A research team from McGill University and Google DeepMind has introduced Delta-Crosscoder, a breakthrough method for understanding how fine-tuning changes AI models' internal representations. Traditional crosscoders, which learn shared dictionaries of interpretable latent directions between base and fine-tuned models, struggle with 'narrow fine-tuning' scenarios where behavioral changes are localized and asymmetric. Delta-Crosscoder addresses this limitation by combining three key innovations: BatchTopK sparsity for efficient computation, a delta-based loss function that prioritizes directions that actually change between models, and an implicit contrastive signal from paired activations on matched inputs.
The researchers validated Delta-Crosscoder across 10 different 'model organisms' including synthetic false facts, emergent misalignment, subliminal learning, and taboo word guessing tasks, testing models like Gemma, LLaMA, and Qwen ranging from 1B to 9B parameters. The method reliably isolated latent directions causally responsible for fine-tuned behaviors and enabled effective mitigation strategies. Delta-Crosscoder outperformed SAE-based baselines while matching non-SAE-based approaches, demonstrating that crosscoders remain a powerful tool for model interpretability and safety. This advancement provides researchers with more precise tools for understanding and controlling model behavior changes during fine-tuning.
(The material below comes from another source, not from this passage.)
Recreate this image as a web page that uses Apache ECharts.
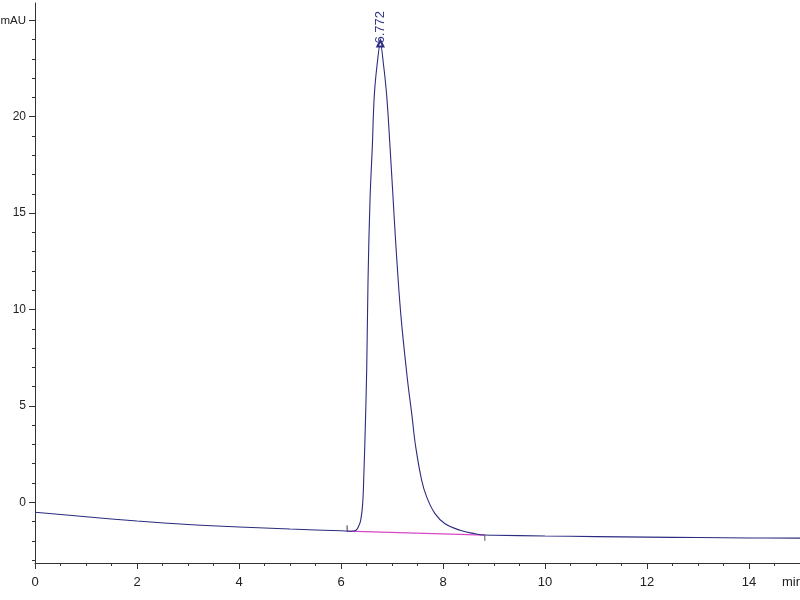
<!DOCTYPE html>
<html><head><meta charset="utf-8">
<script src="https://cdn.jsdelivr.net/npm/echarts@6/dist/echarts.min.js"></script>
<style>html,body{margin:0;padding:0;background:#fff}#c{width:800px;height:600px}</style>
</head><body><div id="c"></div>
<script>
const timeMin = [0,1,2,3,4,5,6,6.2,6.294,6.339,6.386,6.425,6.451,6.471,6.504,6.529,6.569,6.614,6.653,6.712,6.772,6.829,6.896,6.961,7.014,7.078,7.171,7.304,7.386,7.465,7.582,7.68,7.843,8.039,8.333,8.627,8.824,9,10,11,12,13,14,15];
const signal = [-0.52,-0.75,-0.97,-1.15,-1.28,-1.39,-1.48,-1.50,-1.45,-1.28,-0.94,-0.07,1.66,3.39,6.86,11.36,15.7,18.45,21.1,22.8,23.8,22.8,21.1,18.45,16.1,13.26,9.8,6.34,4.61,2.87,1.14,0.28,-0.59,-1.11,-1.45,-1.63,-1.70,-1.71,-1.75,-1.78,-1.81,-1.83,-1.85,-1.86];
const peakTime = 6.772;
const peakValue = 23.8;
const peakLabel = '6.772';
const baselineTime = [6.12, 8.82];
const baselineValue = [-1.50, -1.70];
const startMarkTime = [6.12, 6.12];
const startMarkValue = [-1.50, -1.20];
const endMarkTime = [8.82, 8.82];
const endMarkValue = [-1.70, -2.00];
const xMajorTicks = [0,2,4,6,8,10,12,14];
const xMinorTicks = [0,0.5,1,1.5,2,2.5,3,3.5,4,4.5,5,5.5,6,6.5,7,7.5,8,8.5,9,9.5,10,10.5,11,11.5,12,12.5,13,13.5,14,14.5,15];
const yMajorTicks = [0,5,10,15,20,25];
const yMinorTicks = [-3,-2,-1,0,1,2,3,4,5,6,7,8,9,10,11,12,13,14,15,16,17,18,19,20,21,22,23,24,25];
const xUnit = 'min';
const yUnit = 'mAU';

const chart = echarts.init(document.getElementById('c'));
const axisColor = '#333';
const font = {fontFamily:'Liberation Sans, Arial, sans-serif', fontSize:13, color:'#222'};
const yFont = {fontFamily:'Liberation Sans, Arial, sans-serif', fontSize:12, color:'#222'};
chart.setOption({
  animation:false,
  grid:{left:35, right:0, top:3, bottom:37, containLabel:false, outerBoundsMode:'none'},
  xAxis:[
    {type:'value', min:0, max:15, position:'bottom',
     axisLine:{show:true, onZero:false, lineStyle:{color:axisColor}},
     axisTick:{show:true, length:6, customValues:xMajorTicks, lineStyle:{color:axisColor}},
     axisLabel:{show:true, customValues:xMajorTicks, margin:13, ...font},
     splitLine:{show:false}},
    {type:'value', min:0, max:15, position:'bottom',
     name:xUnit, nameLocation:'end', nameGap:-18,
     nameTextStyle:{...font, align:'left', verticalAlign:'top', padding:[13,0,0,0]},
     axisLine:{show:false, onZero:false},
     axisTick:{show:true, length:3, customValues:xMinorTicks, lineStyle:{color:axisColor}},
     axisLabel:{show:false},
     splitLine:{show:false}}
  ],
  yAxis:[
    {type:'value', min:-3.15, max:25.9, position:'left',
     axisLine:{show:true, onZero:false, lineStyle:{color:axisColor}},
     axisTick:{show:true, length:6, customValues:yMajorTicks, lineStyle:{color:axisColor}},
     axisLabel:{show:true, showMaxLabel:true, customValues:yMajorTicks,
       formatter:(v)=> v===25 ? '{u|' + yUnit + '}' : String(v), margin:9, ...yFont,
       rich:{u:{fontFamily:'Liberation Sans, Arial, sans-serif', fontSize:11.5, color:'#222'}}},
     splitLine:{show:false}},
    {type:'value', min:-3.15, max:25.9, position:'left',
     axisLine:{show:false, onZero:false},
     axisTick:{show:true, length:3, customValues:yMinorTicks, lineStyle:{color:axisColor}},
     axisLabel:{show:false},
     splitLine:{show:false}}
  ],
  series:[
    {type:'line', data:baselineTime.map((t,i)=>[t,baselineValue[i]]), symbol:'none',
     lineStyle:{color:'#d848c8', width:1.2}, z:2},
    {type:'line', data:timeMin.map((t,i)=>[t,signal[i]]), showSymbol:false, symbol:'none', smooth:0.4,
     lineStyle:{color:'#2b2b80', width:1.1}, z:3,
     markPoint:{symbol:'emptyTriangle', symbolSize:6, silent:true,
       itemStyle:{color:'#2b2b80', borderColor:'#2b2b80'},
       data:[{coord:[peakTime, peakValue],
         label:{show:true, formatter:peakLabel, rotate:90, position:'top', distance:-4, align:'left', verticalAlign:'middle',
           color:'#34348a', fontFamily:'Liberation Sans, Arial, sans-serif', fontSize:13}}]}},
    {type:'line', data:startMarkTime.map((t,i)=>[t,startMarkValue[i]]), symbol:'none',
     lineStyle:{color:'#333', width:1}, z:4},
    {type:'line', data:endMarkTime.map((t,i)=>[t,endMarkValue[i]]), symbol:'none',
     lineStyle:{color:'#555', width:1}, z:4}
  ]
});
</script></body></html>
- Combines BatchTopK sparsity with delta-based loss and contrastive signals for precise model diffing
- Tested on 10 models including Gemma, LLaMA, and Qwen (1B-9B parameters) across diverse tasks
- Outperforms SAE-based baselines and enables targeted mitigation of unwanted model behaviors
Why It Matters
Enables precise identification and correction of unwanted behaviors in fine-tuned AI models, improving safety and control.